Play it … not you, Sam

The best scene in the 1942 classic “Casablanca” involves a song prefaced by the words “Play it.”

No, not that song. This one.

Humphrey Bogart and Ingrid Bergman play minor roles here. The star is Paul Henreid, as Victor Laszlo, a leader of the Czech underground, trying to make his way with his wife to America from the refugee haven in North Africa.

The movie was made the year after America’s entry into the war following the attack on Pearl Harbor. The scene encompasses the spirit of the period. The Germans are cocky: They’ve conquered most of Europe and have turned their sights on Russia. The Nazis were convinced world domination was theirs.

Thousands of refugees were trying to escape Hitler’s tyranny, getting out of Europe and finding any possible way to make their way to America.

But there is uncertainty on how committed America is to the battle. U.S. troops are in Europe, things are looking grim and the invasion of Normandy is two years away. And the Americans came into the war not because of Germany, but because of the Japanese, half a world away.

Look at how the scene plays out. The Nazis have taken over the piano at Rick’s American Cafe. (Isn’t that Sam’s piano?) They sing of the glory of the Fatherland. It’s already established that the people in the bar are from all parts of Europe: Bulgarians, French, Russians even persecuted Germans. Everyone is despondent. The Nazis gloat.

Victor is in Rick’s (Bogart’s) office when he hears the Germans. Disgusted by the spectacle, he marches to the house orchestra and demands it play the French national anthem, “La Marseillaise.”

And here’s the importance of the scene: The musicians don’t start immediately, they look to see if Rick will allow it. The world is waiting to see where America stands. Rick nods approval and the music begins. Laszlo leads the singing and everyone joins in immediately, but none of this is possible without Rick’s assent.

What they sing isn’t a simple song of love of country. The message of La Marseillaise is: “We are going to kick your ass!”

Here’s a translation of the refrain:

“To arms citizens!
Form your battalions!
Let’s march, let’s march!
May impure blood
Water our furrows!!”

Henreid isn’t the only one who carries this scene. At one point, the focus is on Madeleine Lebeau, who sings the line: “Ils viennent jusque dans nos bras.” (They are coming into our midst.)

Who is Madeleine Lebeau?

She is the movie’s last surviving credited cast member.

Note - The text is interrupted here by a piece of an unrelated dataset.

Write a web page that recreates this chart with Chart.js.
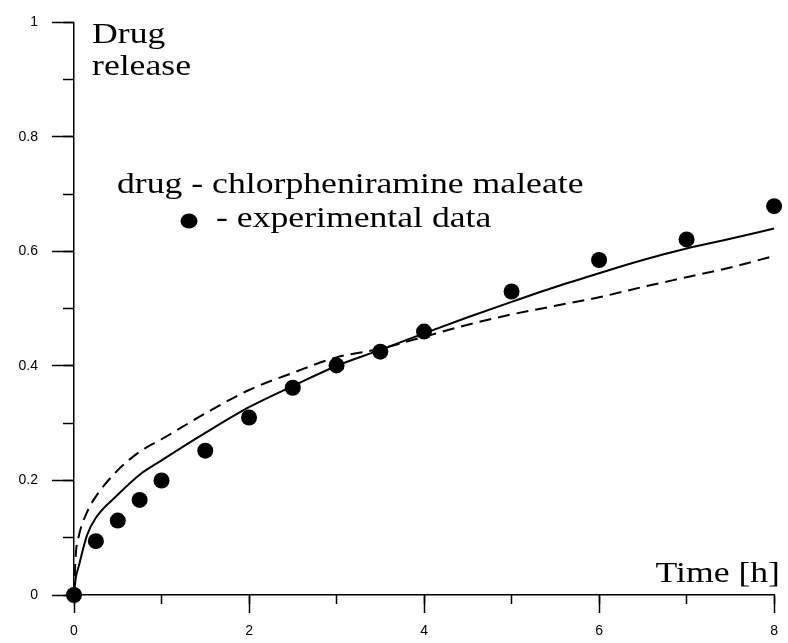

In the movie, she plays Yvonne, a French girl spurned by Rick, who out of spite takes up with a German officer. Early in the movie, she’s ridiculed by a French gendarme for being with a German. At the beginning of this scene, she’s drinking alone at a table, miserable while the Germans celebrate. Then “La Marseillaise” begins, and she is in tears, singing with a fierce passion. At the end of the song, she cries out “Vive la France!”

Lebeau was born in France in 1921. When she was 19, she and her Jewish husband Marcel Dalio (who plays Emil in the film) fled Paris during the German occupation. They went to Lisbon (an important transit point to the western hemisphere) and unwittingly picked up forged visas, ending up in Mexico. Eventually, they made their way to America. Their journey, despite its setbacks, was exactly what the characters in this movie hoped to accomplish.

Knowing this, you realize her tears, and the energy she puts into the anthem, are real.

Vanilla pledge

Looking through the latest Republican pledge to America, you get the feeling you’ve heard all of this before.

Not trying to be cynical (no matter how easy they make it), but when you’re approaching a major election and promise to present new ideas, you don’t go into your storage cabinet, dust off a file folder from eight years ago and pretend it’s something you’ve worked meticulously on for the two years you were sent into exile because your ideas not only didn’t work, but made things pretty bad for everyone in general.

OK, since it’s more of the same, who is this aimed at? Jed Lewison in a Daily Kos entry looked at the GOP “governing document” and came up with this. Let see, probably a couple of hundred people in these photos. Buried in there is one black and maybe one hispanic. Way to reach out, guys.